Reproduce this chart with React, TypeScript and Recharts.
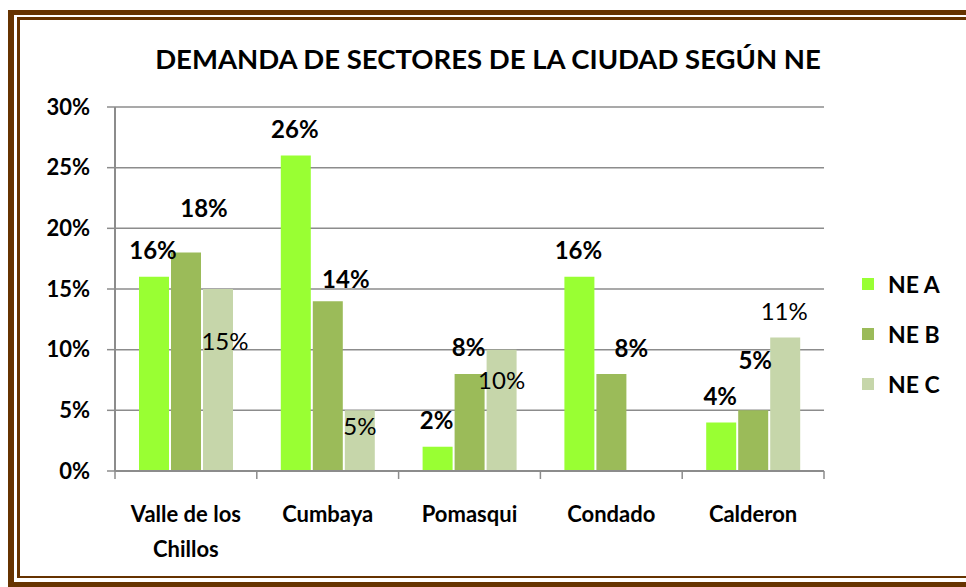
import { BarChart, Bar, XAxis, YAxis, CartesianGrid, LabelList } from "recharts"

const sectors = ["Valle de los Chillos", "Cumbaya", "Pomasqui", "Condado", "Calderon"]
const neA = [16, 26, 2, 16, 4]
const neB = [18, 14, 8, 8, 5]
const neC: (number | null)[] = [15, 5, 10, null, 11]
const yTicks = [0, 5, 10, 15, 20, 25, 30]

// how the long category name breaks in the source
const tickLines: Record<string, string[]> = {
	"Valle de los Chillos": ["Valle de los", "Chillos"],
}

const seriesNames = { A: "NE A", B: "NE B", C: "NE C" }
const colors = { A: "#99FF33", B: "#9BBB59", C: "#C6D6AA" }

const FONT = "Lato, 'Open Sans', sans-serif"
const GRID = "#8c8c8c"
const W = 966
const H = 587
const M = { top: 107, right: 142, left: 55, bottom: 0 }
const Y_W = 60
const X_TICK_OFF = 35 // tickSize + tickMargin on the category axis

// hand-placed label nudges (dx, dy from bar top centre), like the original sheet
const nudges: Record<string, Record<number, [number, number]>> = {
	A: {},
	B: { 0: [18, -45], 1: [18, -23], 3: [20, -26], 4: [2, -51] },
	C: { 0: [7, 51], 1: [0, 15], 2: [0, 30], 4: [0, -26] },
}

const data = sectors.map((name, i) => ({ name, A: neA[i], B: neB[i], C: neC[i] }))

const makeLabel = (key: string, bold: boolean) => (props: any) => {
	const { x, y, width, value, index } = props
	if (value == null) return null
	const [dx, dy] = nudges[key][index] ?? [-1, -27]
	return (
		<text
			x={Number(x) + Number(width) / 2 + dx}
			y={Number(y) + dy}
			textAnchor="middle"
			dominantBaseline="central"
			fontFamily={FONT}
			fontSize={24}
			fontWeight={bold ? 700 : 400}
			fill="#000"
		>
			{value}%
		</text>
	)
}

function SectorTick(props: any) {
	const { x, y, payload, index } = props
	const band = (W - M.left - M.right - Y_W) / sectors.length
	const axisY = y - X_TICK_OFF
	const lines = tickLines[payload.value] ?? [payload.value]
	return (
		<g>
			<line x1={x - band / 2} x2={x - band / 2} y1={axisY} y2={axisY + 8} stroke={GRID} strokeWidth={1.5} />
			{index === sectors.length - 1 && (
				<line x1={x + band / 2} x2={x + band / 2} y1={axisY} y2={axisY + 8} stroke={GRID} strokeWidth={1.5} />
			)}
			<text x={x} y={y + 7} textAnchor="middle" fontFamily={FONT} fontSize={22} fontWeight={700} fill="#000">
				{lines.map((l, i) => (
					<tspan key={i} x={x} dy={i === 0 ? 0 : 35} dominantBaseline="central">
						{l}
					</tspan>
				))}
			</text>
		</g>
	)
}

export default function App() {
	return (
		<div
			style={{
				position: "absolute",
				left: 0,
				top: 0,
				width: W,
				height: H,
				overflow: "hidden",
				background: "#fff",
			}}
		>
			{/* brown double frame, cut off on the right like the source */}
			<div
				style={{
					position: "absolute",
					left: 8,
					top: 10,
					width: 1100,
					height: 567,
					borderLeft: "6px solid #663300",
					borderTop: "5px solid #663300",
					borderBottom: "8px solid #663300",
				}}
			/>
			<div
				style={{
					position: "absolute",
					left: 17,
					top: 17,
					width: 1100,
					height: 556,
					borderLeft: "3px solid #663300",
					borderTop: "3px solid #663300",
					borderBottom: "2px solid #663300",
				}}
			/>
			<div
				style={{
					position: "absolute",
					left: 0,
					width: 976,
					top: 42,
					textAlign: "center",
					fontFamily: FONT,
					fontWeight: 700,
					fontSize: 27.5,
					color: "#000",
				}}
			>
				DEMANDA DE SECTORES DE LA CIUDAD SEGÚN NE
			</div>
			<div style={{ position: "absolute", left: 0, top: 0 }}>
				<BarChart width={W} height={H} data={data} margin={M} barSize={30} barGap={2}>
					<CartesianGrid vertical={false} stroke={GRID} strokeWidth={1.5} />
					<XAxis
						dataKey="name"
						height={116}
						axisLine={{ stroke: GRID, strokeWidth: 2 }}
						tickLine={false}
						tickSize={8}
						tickMargin={X_TICK_OFF - 8}
						interval={0}
						tick={<SectorTick />}
					/>
					<YAxis
						width={Y_W}
						domain={[0, 30]}
						ticks={yTicks}
						tickFormatter={(v: number) => `${v}%`}
						axisLine={{ stroke: GRID, strokeWidth: 2 }}
						tickLine={{ stroke: GRID, strokeWidth: 1.5 }}
						tickSize={8}
						tickMargin={17}
						tick={{ fontFamily: FONT, fontSize: 22, fontWeight: 700, fill: "#000" }}
					/>
					<Bar dataKey="A" name={seriesNames.A} fill={colors.A} isAnimationActive={false}>
						<LabelList dataKey="A" content={makeLabel("A", true)} />
					</Bar>
					<Bar dataKey="B" name={seriesNames.B} fill={colors.B} isAnimationActive={false}>
						<LabelList dataKey="B" content={makeLabel("B", true)} />
					</Bar>
					<Bar dataKey="C" name={seriesNames.C} fill={colors.C} isAnimationActive={false}>
						<LabelList dataKey="C" content={makeLabel("C", false)} />
					</Bar>
				</BarChart>
			</div>
			<div style={{ position: "absolute", left: 862, top: 259 }}>
				{(["A", "B", "C"] as const).map((k) => (
					<div
						key={k}
						style={{
							display: "flex",
							alignItems: "center",
							height: 50,
							fontFamily: FONT,
							fontWeight: 700,
							fontSize: 23,
						}}
					>
						<span style={{ width: 12, height: 12, background: colors[k], marginRight: 14 }} />
						{seriesNames[k]}
					</div>
				))}
			</div>
		</div>
	)
}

**********

**Goal:**
Copy nothing but the lines from the top of the material through the line holding "const yTicks = [0, 5, 10, 15, 20, 25, 30]", exactly as written; omit pictures.

**Output of the exercise:**
Reproduce this chart with React, TypeScript and Recharts.
import { BarChart, Bar, XAxis, YAxis, CartesianGrid, LabelList } from "recharts"

const sectors = ["Valle de los Chillos", "Cumbaya", "Pomasqui", "Condado", "Calderon"]
const neA = [16, 26, 2, 16, 4]
const neB = [18, 14, 8, 8, 5]
const neC: (number | null)[] = [15, 5, 10, null, 11]
const yTicks = [0, 5, 10, 15, 20, 25, 30]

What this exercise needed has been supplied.